• _Do this_: Reproduce nothing but the lines from the start of the material through the line that includes "const starts = [0, 0, 0, 1, 1];", both ends included, and omit every picture.

-- START OF Data segment --

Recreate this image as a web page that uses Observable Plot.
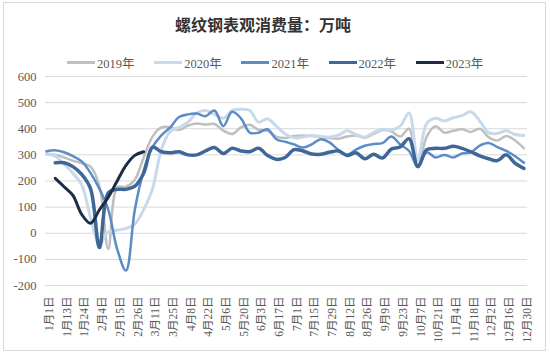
<!DOCTYPE html>
<html>
<head>
<meta charset="utf-8">
<script src="https://cdn.jsdelivr.net/npm/d3@7"></script>
<script src="https://cdn.jsdelivr.net/npm/@observablehq/plot@0.6"></script>
<style>
  html, body { margin: 0; padding: 0; background: #fff; }
  #frame { position: absolute; left: 3px; top: 2px; width: 541px; height: 347px; border: 1px solid #d9d9d9; }
  #title { position: absolute; left: 0; width: 526px; top: 12px; text-align: center;
           font-family: "Noto Sans CJK SC", sans-serif; font-weight: bold; font-size: 16px; color: #333; }
  .leg { position: absolute; top: 54px; height: 16px; display: flex; align-items: center;
         font-family: "Liberation Serif", "Noto Sans CJK SC", serif; font-size: 12.5px; color: #595959; }
  .leg span.sw { display: inline-block; width: 28px; height: 3px; margin-right: 2px; }
  #chart { position: absolute; left: 0; top: 70px; }
</style>
</head>
<body>
<div id="frame"></div>
<div id="title">螺纹钢表观消费量：万吨</div>
<div id="legend"></div>
<div id="chart"></div>
<script>
const labels = ["1月1日","1月13日","1月24日","2月4日","2月15日","2月26日","3月11日","3月25日","4月8日","4月22日","5月6日","5月20日","6月3日","6月17日","7月1日","7月15日","7月29日","8月12日","8月26日","9月9日","9月23日","10月7日","10月21日","11月4日","11月18日","12月2日","12月16日","12月30日"];
const yTicks = [-200, -100, 0, 100, 200, 300, 400, 500, 600];
const years = ["2019年", "2020年", "2021年", "2022年", "2023年"];
const colors = ["#bfbfbf", "#c8d9ec", "#5b8cc6", "#3e6798", "#1c2b47"];
const widths = [2.5, 3, 2.5, 3.5, 3];
const starts = [0, 0, 0, 1, 1];

const v2019 = [305,300,290,278,268,255,180,-60,175,178,205,290,370,405,406,395,412,420,416,418,393,380,405,415,396,392,370,365,372,374,372,368,365,362,370,374,366,380,395,390,370,400,255,370,410,385,392,398,388,400,368,355,372,355,325];
const v2020 = [302,295,265,230,185,60,-40,5,12,18,35,90,170,320,390,405,425,460,470,455,440,470,475,470,425,438,410,380,365,368,374,370,368,375,392,378,368,385,398,395,410,460,280,420,440,430,442,450,465,430,385,382,392,378,374];
const v2021 = [314,318,310,295,275,230,170,90,-60,-143,90,240,330,375,405,445,455,458,448,470,410,465,440,385,385,398,360,350,340,328,340,360,348,320,300,320,335,342,345,370,340,315,255,310,290,300,290,305,310,335,345,330,315,295,270];
const v2022 = [270,270,255,225,170,-55,155,168,168,180,230,330,312,308,312,300,300,315,328,305,325,315,312,325,298,283,290,320,315,303,302,310,315,298,308,285,302,288,322,330,362,255,320,325,325,333,325,312,296,285,278,300,268,248];
const v2023 = [210,178,145,72,38,90,138,200,260,298,312];
const series = [v2019, v2020, v2021, v2022, v2023];

const rows = series.flatMap((vals, s) => vals.map((v, i) => ({year: years[s], k: starts[s] + i, v})));
const xTicks = labels.map((_, j) => 2 * j + 0.34);

// legend
const legend = document.getElementById("legend");
years.forEach((yr, s) => {
  const d = document.createElement("div");
  d.className = "leg";
  d.style.left = (67 + s * 87.2) + "px";
  d.innerHTML = `<span class="sw" style="background:${colors[s]}"></span><span>${yr}</span>`;
  legend.appendChild(d);
});

const chart = Plot.plot({
  width: 550,
  height: 280,
  marginTop: 6,
  marginBottom: 65,
  marginLeft: 45,
  marginRight: 23,
  x: {domain: [-0.1, 54.4]},
  y: {domain: [-200, 600]},
  style: {fontFamily: "'Liberation Serif','Noto Sans CJK SC',serif", color: "#595959", background: "transparent"},
  marks: [
    Plot.gridY(yTicks, {stroke: "#d9d9d9", strokeOpacity: 1, strokeWidth: 1}),
    Plot.axisY(yTicks, {tickSize: 0, tickPadding: 9, fontSize: 12.5, label: null, tickFormat: d => String(d)}),
    Plot.axisX(xTicks, {tickSize: 0, tickPadding: 11, tickRotate: -90, fontSize: 11.5, label: null,
      tickFormat: d => labels[Math.round((d - 0.34) / 2)]}),
    ...years.map((yr, s) => Plot.line(rows.filter(r => r.year === yr), {
      x: "k", y: "v", stroke: colors[s], strokeWidth: widths[s], curve: "catmull-rom",
      strokeLinejoin: "round", strokeLinecap: "round"
    }))
  ]
});
document.getElementById("chart").appendChild(chart);
</script>
</body>
</html>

-- END OF Data segment --

• _Complete response_:
Recreate this image as a web page that uses Observable Plot.
<!DOCTYPE html>
<html>
<head>
<meta charset="utf-8">
<script src="https://cdn.jsdelivr.net/npm/d3@7"></script>
<script src="https://cdn.jsdelivr.net/npm/@observablehq/plot@0.6"></script>
<style>
  html, body { margin: 0; padding: 0; background: #fff; }
  #frame { position: absolute; left: 3px; top: 2px; width: 541px; height: 347px; border: 1px solid #d9d9d9; }
  #title { position: absolute; left: 0; width: 526px; top: 12px; text-align: center;
           font-family: "Noto Sans CJK SC", sans-serif; font-weight: bold; font-size: 16px; color: #333; }
  .leg { position: absolute; top: 54px; height: 16px; display: flex; align-items: center;
         font-family: "Liberation Serif", "Noto Sans CJK SC", serif; font-size: 12.5px; color: #595959; }
  .leg span.sw { display: inline-block; width: 28px; height: 3px; margin-right: 2px; }
  #chart { position: absolute; left: 0; top: 70px; }
</style>
</head>
<body>
<div id="frame"></div>
<div id="title">螺纹钢表观消费量：万吨</div>
<div id="legend"></div>
<div id="chart"></div>
<script>
const labels = ["1月1日","1月13日","1月24日","2月4日","2月15日","2月26日","3月11日","3月25日","4月8日","4月22日","5月6日","5月20日","6月3日","6月17日","7月1日","7月15日","7月29日","8月12日","8月26日","9月9日","9月23日","10月7日","10月21日","11月4日","11月18日","12月2日","12月16日","12月30日"];
const yTicks = [-200, -100, 0, 100, 200, 300, 400, 500, 600];
const years = ["2019年", "2020年", "2021年", "2022年", "2023年"];
const colors = ["#bfbfbf", "#c8d9ec", "#5b8cc6", "#3e6798", "#1c2b47"];
const widths = [2.5, 3, 2.5, 3.5, 3];
const starts = [0, 0, 0, 1, 1];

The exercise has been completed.